**WHAT YOU HAVE TO DO:**
Quote the data below in full, minus the images.

[start]

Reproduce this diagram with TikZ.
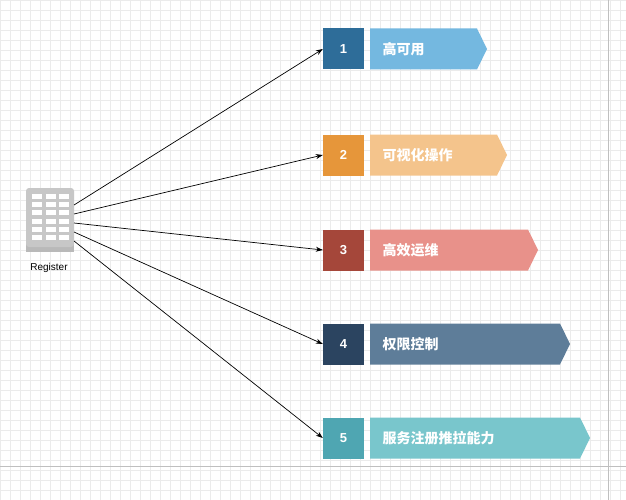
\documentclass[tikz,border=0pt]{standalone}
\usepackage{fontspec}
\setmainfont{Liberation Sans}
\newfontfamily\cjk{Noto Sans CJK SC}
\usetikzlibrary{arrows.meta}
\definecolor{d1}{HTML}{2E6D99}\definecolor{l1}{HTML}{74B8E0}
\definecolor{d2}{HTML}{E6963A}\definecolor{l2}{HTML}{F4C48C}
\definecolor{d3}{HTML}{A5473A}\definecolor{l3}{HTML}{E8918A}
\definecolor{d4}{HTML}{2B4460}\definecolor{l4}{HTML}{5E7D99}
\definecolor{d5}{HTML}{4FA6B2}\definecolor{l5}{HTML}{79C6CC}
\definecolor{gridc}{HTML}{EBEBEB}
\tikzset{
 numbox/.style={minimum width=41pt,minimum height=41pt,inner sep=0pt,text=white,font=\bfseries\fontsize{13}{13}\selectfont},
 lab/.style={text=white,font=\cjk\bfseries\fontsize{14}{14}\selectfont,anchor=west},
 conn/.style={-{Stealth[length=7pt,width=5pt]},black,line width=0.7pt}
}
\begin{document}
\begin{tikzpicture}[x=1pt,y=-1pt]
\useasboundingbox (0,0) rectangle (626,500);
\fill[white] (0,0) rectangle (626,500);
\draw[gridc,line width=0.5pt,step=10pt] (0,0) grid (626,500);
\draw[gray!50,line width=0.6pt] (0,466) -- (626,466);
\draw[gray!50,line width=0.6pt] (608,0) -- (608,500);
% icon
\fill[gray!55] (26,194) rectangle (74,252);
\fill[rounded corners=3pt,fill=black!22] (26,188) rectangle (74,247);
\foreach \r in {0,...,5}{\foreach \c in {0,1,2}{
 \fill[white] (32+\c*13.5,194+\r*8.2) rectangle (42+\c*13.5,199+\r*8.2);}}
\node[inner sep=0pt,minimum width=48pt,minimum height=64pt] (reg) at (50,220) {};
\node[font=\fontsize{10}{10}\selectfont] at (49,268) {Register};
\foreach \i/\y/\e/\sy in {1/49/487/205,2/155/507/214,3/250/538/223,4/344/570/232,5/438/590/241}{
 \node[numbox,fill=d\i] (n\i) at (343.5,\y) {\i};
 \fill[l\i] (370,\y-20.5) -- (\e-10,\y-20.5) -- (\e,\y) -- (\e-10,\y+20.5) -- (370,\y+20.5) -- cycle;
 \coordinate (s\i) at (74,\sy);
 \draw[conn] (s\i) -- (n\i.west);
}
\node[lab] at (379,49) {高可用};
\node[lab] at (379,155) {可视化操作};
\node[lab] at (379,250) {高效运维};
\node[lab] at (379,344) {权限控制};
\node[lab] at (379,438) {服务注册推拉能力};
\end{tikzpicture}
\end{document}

[end]

**WRITTEN REPLY:**
Reproduce this diagram with TikZ.
\documentclass[tikz,border=0pt]{standalone}
\usepackage{fontspec}
\setmainfont{Liberation Sans}
\newfontfamily\cjk{Noto Sans CJK SC}
\usetikzlibrary{arrows.meta}
\definecolor{d1}{HTML}{2E6D99}\definecolor{l1}{HTML}{74B8E0}
\definecolor{d2}{HTML}{E6963A}\definecolor{l2}{HTML}{F4C48C}
\definecolor{d3}{HTML}{A5473A}\definecolor{l3}{HTML}{E8918A}
\definecolor{d4}{HTML}{2B4460}\definecolor{l4}{HTML}{5E7D99}
\definecolor{d5}{HTML}{4FA6B2}\definecolor{l5}{HTML}{79C6CC}
\definecolor{gridc}{HTML}{EBEBEB}
\tikzset{
 numbox/.style={minimum width=41pt,minimum height=41pt,inner sep=0pt,text=white,font=\bfseries\fontsize{13}{13}\selectfont},
 lab/.style={text=white,font=\cjk\bfseries\fontsize{14}{14}\selectfont,anchor=west},
 conn/.style={-{Stealth[length=7pt,width=5pt]},black,line width=0.7pt}
}
\begin{document}
\begin{tikzpicture}[x=1pt,y=-1pt]
\useasboundingbox (0,0) rectangle (626,500);
\fill[white] (0,0) rectangle (626,500);
\draw[gridc,line width=0.5pt,step=10pt] (0,0) grid (626,500);
\draw[gray!50,line width=0.6pt] (0,466) -- (626,466);
\draw[gray!50,line width=0.6pt] (608,0) -- (608,500);
% icon
\fill[gray!55] (26,194) rectangle (74,252);
\fill[rounded corners=3pt,fill=black!22] (26,188) rectangle (74,247);
\foreach \r in {0,...,5}{\foreach \c in {0,1,2}{
 \fill[white] (32+\c*13.5,194+\r*8.2) rectangle (42+\c*13.5,199+\r*8.2);}}
\node[inner sep=0pt,minimum width=48pt,minimum height=64pt] (reg) at (50,220) {};
\node[font=\fontsize{10}{10}\selectfont] at (49,268) {Register};
\foreach \i/\y/\e/\sy in {1/49/487/205,2/155/507/214,3/250/538/223,4/344/570/232,5/438/590/241}{
 \node[numbox,fill=d\i] (n\i) at (343.5,\y) {\i};
 \fill[l\i] (370,\y-20.5) -- (\e-10,\y-20.5) -- (\e,\y) -- (\e-10,\y+20.5) -- (370,\y+20.5) -- cycle;
 \coordinate (s\i) at (74,\sy);
 \draw[conn] (s\i) -- (n\i.west);
}
\node[lab] at (379,49) {高可用};
\node[lab] at (379,155) {可视化操作};
\node[lab] at (379,250) {高效运维};
\node[lab] at (379,344) {权限控制};
\node[lab] at (379,438) {服务注册推拉能力};
\end{tikzpicture}
\end{document}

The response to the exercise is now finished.